Tomorrow I start the section of my economic history class that covers the industrial revolution, so this Chicago Boyz post is exceedingly timely. They recommend Jane Uglow’s book, The Lunar Men: Five Friends Whose Curiosity Changed the World, in which she analyzes the intellectually fertile friendship of Erasmus Darwin, Joseph Priestley, James Watt, Matthew Boulton, and Josiah Wedgwood. I focus quite strongly on Watt, Boulton and Wedgwood in my class, so I am thrilled to hear of this book. And this comment from one of the Amazon reviewers:
Uglow gives wonderful personal details about these men and a multitude of minor characters. The amazing detail here represents a triumph of careful scholarship and digging into letters, chapbooks, and forgotten volumes. The Lunar Men helped form their society in significant ways; Uglow is very good, however, in showing historic influences on them, and a reader will learn plenty here about the American and French Revolutions, as well as the Industrial one, and in science, the revolutionary schemes of Linnaeus and Lavoisier. Best of all, this is a preservation of remarkable friendships cemented by the happy communal activity of learning things and experimenting.

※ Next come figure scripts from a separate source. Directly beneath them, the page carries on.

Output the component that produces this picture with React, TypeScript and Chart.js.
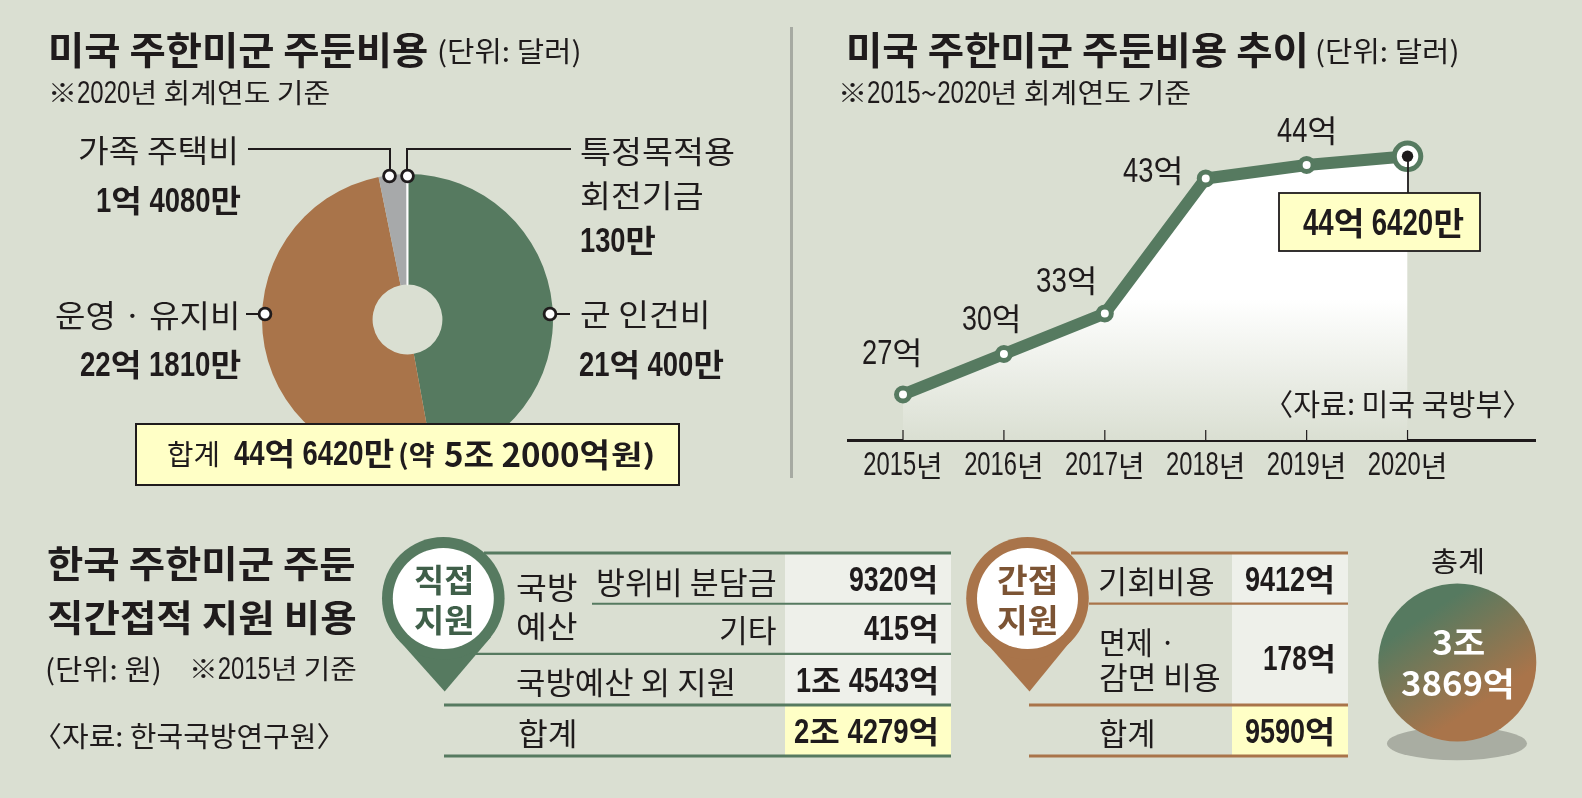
import React, { useEffect, useLayoutEffect, useRef } from "react";
import { Chart, registerables } from "chart.js";

Chart.register(...registerables);

const BG = "#dadfd2";
const GREEN = "#567a60";
const BROWN = "#a9744a";
const GRAY = "#a7a9aa";
const YELLOW = "#ffffc6";
const PALE = "#eef0ea";
const INK = "#1f1b1c";
const HANGUL = '"Noto Sans CJK KR", sans-serif';
const DIGITS = '"Liberation Sans", sans-serif';

// pie, values in units of 10,000 dollars
const pieLabels = ["군 인건비", "운영 · 유지비", "가족 주택비", "특정목적용 회전기금"];
const pieValues = [210400, 221810, 14080, 130];
const pieColors = [GREEN, BROWN, GRAY, "#ffffff"];

// line, values in 100 million dollars
const years = [2015, 2016, 2017, 2018, 2019, 2020];
const yearLabels = ["2015년", "2016년", "2017년", "2018년", "2019년", "2020년"];
const costValues = [27, 30, 33, 43, 44, 44.642];

const DIGIT_SCALE_X = 0.72;
const DIGIT_EM = 1.15;

function splitDigits(text: string) {
  return text.split(/(\d+)/).map((part, i) =>
    /^\d+$/.test(part) ? (
      <span
        key={i}
        style={{
          display: "inline-block",
          fontFamily: DIGITS,
          fontSize: `${DIGIT_EM}em`,
          lineHeight: 0.87,
          transform: `scaleX(${DIGIT_SCALE_X})`,
          transformOrigin: "left center",
          marginRight: `${-(1 - DIGIT_SCALE_X) * 0.556 * part.length}em`,
        }}
      >
        {part}
      </span>
    ) : (
      <span key={i}>{part}</span>
    )
  );
}

type TP = { x: number; w: number; c: number; s?: number; b?: boolean; col?: string; plain?: boolean; children: string };

// x and w give the ink extent; the advance box is a little wider than the ink.
function T({ x, w, c, s = 31, b = false, col = INK, plain = false, children }: TP) {
  const ref = useRef<HTMLSpanElement>(null);
  const boxW = w + 2.5;
  useLayoutEffect(() => {
    const el = ref.current;
    if (!el) return;
    el.style.transform = "translateY(-50%)";
    const natural = el.offsetWidth;
    el.style.transform = `translateY(-50%) scaleX(${boxW / natural})`;
  }, [boxW]);
  return (
    <span
      ref={ref}
      style={{
        position: "absolute",
        left: x - 1,
        top: c,
        fontFamily: HANGUL,
        fontSize: s,
        fontWeight: b ? 700 : 400,
        color: col,
        lineHeight: 1,
        whiteSpace: "nowrap",
        transformOrigin: "left center",
      }}
    >
      {plain ? children : splitDigits(children)}
    </span>
  );
}

// Draws the axis' own tick labels with condensed digits, and the small tick marks above the axis.
const axisStyle = {
  id: "axisStyle",
  beforeDraw(chart: any) {
    const ctx = chart.ctx;
    const orig = CanvasRenderingContext2D.prototype.fillText;
    ctx.fillText = function (text: string, x: number, y: number) {
      const m = /^(\d+)(.*)$/.exec(String(text));
      if (!m) return orig.call(ctx, text, x, y);
      const base = ctx.font;
      ctx.save();
      ctx.textAlign = "left";
      ctx.font = `33px ${DIGITS}`;
      const dw = ctx.measureText(m[1]).width * DIGIT_SCALE_X;
      ctx.font = base;
      const hw = ctx.measureText(m[2]).width;
      const start = x - (dw + hw) / 2;
      orig.call(ctx, m[2], start + dw, y);
      ctx.translate(start, y);
      ctx.scale(DIGIT_SCALE_X, 1);
      ctx.font = `33px ${DIGITS}`;
      orig.call(ctx, m[1], 0, 0);
      ctx.restore();
    };
  },
  afterDraw(chart: any) {
    const { ctx, scales, chartArea } = chart;
    delete ctx.fillText;
    ctx.save();
    ctx.strokeStyle = INK;
    ctx.lineWidth = 1.2;
    years.forEach((yr) => {
      const px = scales.x.getPixelForValue(yr);
      ctx.beginPath();
      ctx.moveTo(px, chartArea.bottom - 10);
      ctx.lineTo(px, chartArea.bottom);
      ctx.stroke();
    });
    ctx.restore();
  },
};

export default function App() {
  const pieRef = useRef<HTMLCanvasElement>(null);
  const lineRef = useRef<HTMLCanvasElement>(null);

  useEffect(() => {
    document.body.style.margin = "0";
    document.body.style.background = BG;
    const pie = new Chart(pieRef.current!, {
      type: "doughnut",
      data: {
        labels: pieLabels,
        datasets: [
          {
            data: pieValues,
            backgroundColor: pieColors,
            borderColor: ["rgba(0,0,0,0)", "rgba(0,0,0,0)", "rgba(0,0,0,0)", "#ffffff"],
            borderWidth: [0, 0, 0, 2],
          },
        ],
      },
      options: {
        animation: false,
        responsive: false,
        cutout: "24%",
        events: [],
        layout: { padding: 0 },
        plugins: { legend: { display: false }, tooltip: { enabled: false } },
      },
    });
    const last = years.length - 1;
    const line = new Chart(lineRef.current!, {
      type: "line",
      data: {
        datasets: [
          {
            data: years.map((yr, i) => ({ x: yr, y: costValues[i] })),
            borderColor: GREEN,
            borderWidth: 12,
            borderJoinStyle: "round",
            tension: 0,
            fill: "start",
            backgroundColor: (ctx: any) => {
              const { chart } = ctx;
              const area = chart.chartArea;
              if (!area) return "#ffffff";
              const g = chart.ctx.createLinearGradient(0, area.top, 0, area.bottom);
              g.addColorStop(0, "#ffffff");
              g.addColorStop(0.56, "#ffffff");
              g.addColorStop(1, BG);
              return g;
            },
            pointBackgroundColor: "#ffffff",
            pointBorderColor: GREEN,
            pointBorderWidth: 5,
            pointRadius: years.map((_, i) => (i === last ? 13.25 : 6.5)),
            order: 2,
          },
          {
            data: [{ x: years[last], y: costValues[last] }],
            showLine: false,
            pointBackgroundColor: INK,
            pointBorderWidth: 0,
            pointRadius: 5.7,
            order: 1,
          },
        ],
      },
      options: {
        animation: false,
        responsive: false,
        events: [],
        layout: { padding: 0, autoPadding: false },
        plugins: { legend: { display: false }, tooltip: { enabled: false } },
        scales: {
          x: {
            type: "linear",
            min: 2014.445,
            max: 2021.273,
            afterBuildTicks: (s: any) => {
              s.ticks = years.map((v) => ({ value: v }));
            },
            afterFit: (s: any) => {
              s.height = 50;
            },
            grid: { display: false, drawTicks: false },
            border: { display: true, color: INK, width: 3 },
            ticks: {
              autoSkip: false,
              maxRotation: 0,
              padding: 9,
              color: INK,
              font: { family: HANGUL, size: 29 },
              callback: (v: any) => yearLabels[years.indexOf(v)],
            },
          },
          y: { display: false, min: 23.63, max: 47.33 },
        },
      },
      plugins: [axisStyle],
    });
    return () => {
      pie.destroy();
      line.destroy();
    };
  }, []);

  return (
    <div style={{ position: "absolute", left: 0, top: 0, width: 1582, height: 798, background: BG, overflow: "hidden" }}>
      <canvas ref={pieRef} width={293} height={293} style={{ position: "absolute", left: 261, top: 173, width: 293, height: 293 }} />
      <canvas ref={lineRef} width={689} height={370} style={{ position: "absolute", left: 847, top: 120, width: 689, height: 370 }} />

      <svg width={1582} height={798} style={{ position: "absolute", left: 0, top: 0 }}>
        <rect x={790} y={27} width={3} height={451} fill="#a6aaa2" />
        <g fill="none" stroke={INK} strokeWidth={2}>
          <path d="M248 149 H390 V170" />
          <path d="M571 149 H407 V170" />
          <path d="M246 314 H259" />
          <path d="M556 314 H570" />
        </g>
        {[[389.5, 176], [407.5, 176], [265, 314], [550, 314]].map(([cx, cy], i) => (
          <circle key={i} cx={cx} cy={cy} r={5.9} fill="#fff" stroke={INK} strokeWidth={2.8} />
        ))}
        <rect x={136} y={424} width={543} height={61} fill={YELLOW} stroke={INK} strokeWidth={2} />
        <path d="M1408 160 V193" stroke={INK} strokeWidth={1.8} />
        <rect x={1279} y={193} width={201} height={58} fill={YELLOW} stroke={INK} strokeWidth={1.8} />

        <rect x={785} y={553} width={166} height={152} fill={PALE} />
        <rect x={785} y={706} width={166} height={49} fill={YELLOW} />
        <g stroke={GREEN}>
          <path d="M484 553 H951" strokeWidth={3} />
          <path d="M592 603.7 H951" strokeWidth={2} />
          <path d="M471 653.8 H951" strokeWidth={2.2} />
          <path d="M444 705 H951" strokeWidth={3} />
          <path d="M444 756 H951" strokeWidth={3} />
        </g>
        <path d="M396 637 L444.7 691.5 L491 637 Z" fill={GREEN} />
        <circle cx={443.3} cy={598.3} r={61.3} fill={GREEN} />
        <circle cx={443.3} cy={598.5} r={50.5} fill="#fff" />

        <rect x={1232} y={553} width={116} height={152} fill={PALE} />
        <rect x={1232} y={706} width={116} height={49} fill={YELLOW} />
        <g stroke={BROWN}>
          <path d="M1071 553 H1348" strokeWidth={3} />
          <path d="M1089 603.7 H1348" strokeWidth={2.2} />
          <path d="M1029 705 H1348" strokeWidth={3} />
          <path d="M1029 756 H1348" strokeWidth={3} />
        </g>
        <path d="M981 637 L1029.5 691.5 L1074 637 Z" fill={BROWN} />
        <circle cx={1027.5} cy={598.3} r={61.3} fill={BROWN} />
        <circle cx={1027.5} cy={598.5} r={50.5} fill="#fff" />

        <defs>
          <linearGradient id="ball" x1="0.22" y1="0.12" x2="0.72" y2="0.88">
            <stop offset="0.12" stopColor={GREEN} />
            <stop offset="0.85" stopColor={BROWN} />
          </linearGradient>
        </defs>
        <ellipse cx={1457} cy={743.5} rx={70} ry={16.7} fill="#a9ada2" />
        <circle cx={1457.3} cy={662.5} r={79} fill="url(#ball)" />
      </svg>

      <T x={49} w={378} c={48} s={38} b>미국 주한미군 주둔비용</T>
      <T x={438} w={142} c={50} s={28}>(단위: 달러)</T>
      <T x={49} w={280} c={92} s={27}>※2020년 회계연도 기준</T>
      <T x={79} w={159} c={148}>가족 주택비</T>
      <T x={97} w={142} c={200} b>1억 4080만</T>
      <T x={581} w={153} c={149}>특정목적용</T>
      <T x={581} w={121} c={193}>회전기금</T>
      <T x={581} w={73} c={240} b>130만</T>
      <T x={56} w={183} c={313}>운영 · 유지비</T>
      <T x={81} w={159} c={364} b>22억 1810만</T>
      <T x={581} w={128} c={312}>군 인건비</T>
      <T x={580} w={142} c={364} b>21억 400만</T>
      <T x={168} w={51} c={453} s={28}>합계</T>
      <T x={235} w={158} c={453} b>44억 6420만</T>
      <T x={399} w={34} c={453} s={27} b>(약</T>
      <T x={445} w={164} c={453} s={33} b plain>5조 2000억</T>
      <T x={612} w={42} c={453} s={27} b>원)</T>

      <T x={846.5} w={460} c={48} s={38} b>미국 주한미군 주둔비용 추이</T>
      <T x={1316} w={142} c={50} s={28}>(단위: 달러)</T>
      <T x={839} w={350} c={92} s={27}>※2015~2020년 회계연도 기준</T>
      <T x={863} w={58} c={352}>27억</T>
      <T x={963} w={57} c={318}>30억</T>
      <T x={1037} w={59} c={280}>33억</T>
      <T x={1124} w={58} c={170}>43억</T>
      <T x={1278} w={58} c={130}>44억</T>
      <T x={1304} w={159} c={222} s={32} b>44억 6420만</T>
      <T x={1265} w={265} c={402} s={30}>〈자료: 미국 국방부〉</T>

      <T x={48} w={306} c={562} s={37} b>한국 주한미군 주둔</T>
      <T x={48} w={307} c={616} s={37} b>직간접적 지원 비용</T>
      <T x={46} w={114} c={668} s={28}>(단위: 원)</T>
      <T x={190} w={165} c={668} s={27}>※2015년 기준</T>
      <T x={34} w={310} c={735} s={28}>〈자료: 한국국방연구원〉</T>

      <T x={415} w={58} c={578} s={32} b col="#3f5f49">직접</T>
      <T x={415} w={58} c={618} s={32} b col="#3f5f49">지원</T>
      <T x={517} w={59} c={585}>국방</T>
      <T x={517} w={59} c={624}>예산</T>
      <T x={597} w={178} c={580}>방위비 분담금</T>
      <T x={720} w={55} c={628}>기타</T>
      <T x={850} w={87} c={579} b>9320억</T>
      <T x={865} w={72} c={628} b>415억</T>
      <T x={517} w={218} c={680}>국방예산 외 지원</T>
      <T x={797} w={140} c={680} b>1조 4543억</T>
      <T x={519} w={57} c={731}>합계</T>
      <T x={795} w={142} c={731} b>2조 4279억</T>

      <T x={998} w={59} c={578} s={32} b col="#7c5434">간접</T>
      <T x={998} w={59} c={618} s={32} b col="#7c5434">지원</T>
      <T x={1099} w={114} c={579}>기회비용</T>
      <T x={1246} w={88} c={579} b>9412억</T>
      <T x={1100} w={74} c={640}>면제 ·</T>
      <T x={1100} w={119} c={675}>감면 비용</T>
      <T x={1264} w={70} c={658} b>178억</T>
      <T x={1100} w={54} c={731}>합계</T>
      <T x={1246} w={88} c={731} b>9590억</T>

      <T x={1432} w={52} c={560} s={28}>총계</T>
      <T x={1433} w={51} c={641} s={33} b col="#fff" plain>3조</T>
      <T x={1402} w={111} c={682} s={33} b col="#fff" plain>3869억</T>
    </div>
  );
}
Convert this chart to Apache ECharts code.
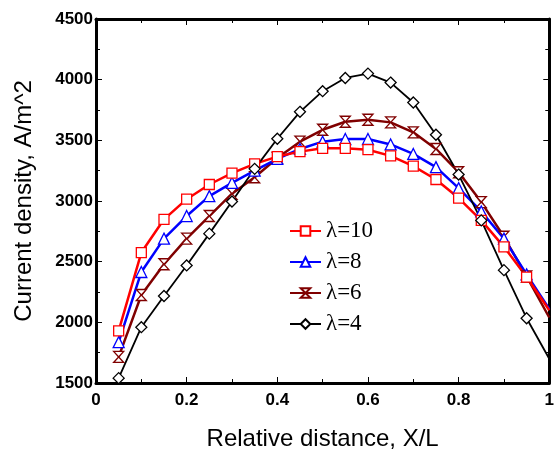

makes me want to read it as soon as possible! Note especially that last bit, “the happy communal activity of learning things and experimenting”. Even though James Watt was a pioneer in patenting his inventions, and following up on potential patent violations, he also recognized the complementarity of “learning things and experimenting” to his desires to commercialize his inventions. It’s a great example of the magnitude of the positive spillovers from sharing knowledge, and using shared knowledge to create new knowledge.